According to the Empire Center for Public Policy, a non-partisan think tank based in Albany, local schools are not alone in seeing their spending rise while enrollment is falling. According to the group’s analysis, the state’s schools are projecting a .6 percent drop in the number of students next year while expecting to spend 2.5 percent more.

Here in Monroe County, districts have seen five-year losses of students ranging from a low of .6 percent in Hilton to a substantial 18 percent in East Rochester, where enrollment has fallen to 1,026 students for the 2015-16 school year.

“The property tax cap is doing a great job of controlling the growth of the burden on local taxpayers, but if we’re going to hit the brakes on taxes once and for all, school districts need to do more, and mandate relief from Albany would help,” said Tim Hoefer, Empire Center’s executive director.

As for why the cost of education doesn’t rise and fall in direct proportion to the number of students, Ayers said aside from rising costs associated with benefits, contractual salaries and the mandates, that’s because districts don’t lose students in ways that necessarily lead to cost savings.

For example, he said, those losses are generally spread out over 13 grades (kindergarten through 12th grade) and unless you lose enough students at a particular grade level, you can’t just cut teaching or other staff in response.

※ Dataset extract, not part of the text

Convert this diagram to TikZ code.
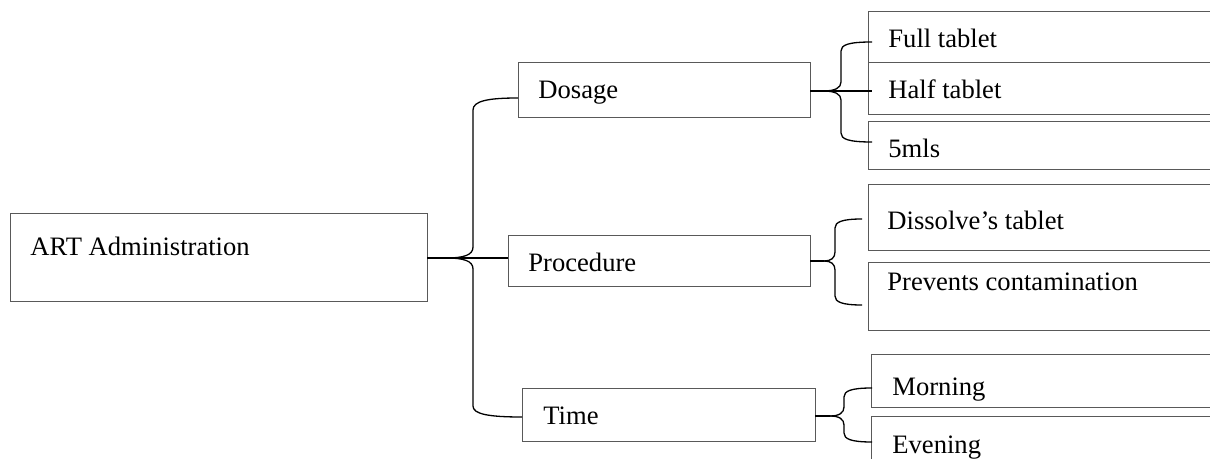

“It’s often not until you lose several hundred students that you’re in a position to make reductions in staffing, and with all that we as districts have been through in the last several years, those staffing reductions have been mixed in and we are all reducing staffing to some degree,” he said. “But fewer students doesn’t change the cost of a whole lot of things: you’re still heating just as many square feet, making the same payments on your borrowing. Your fixed costs are still fixed.”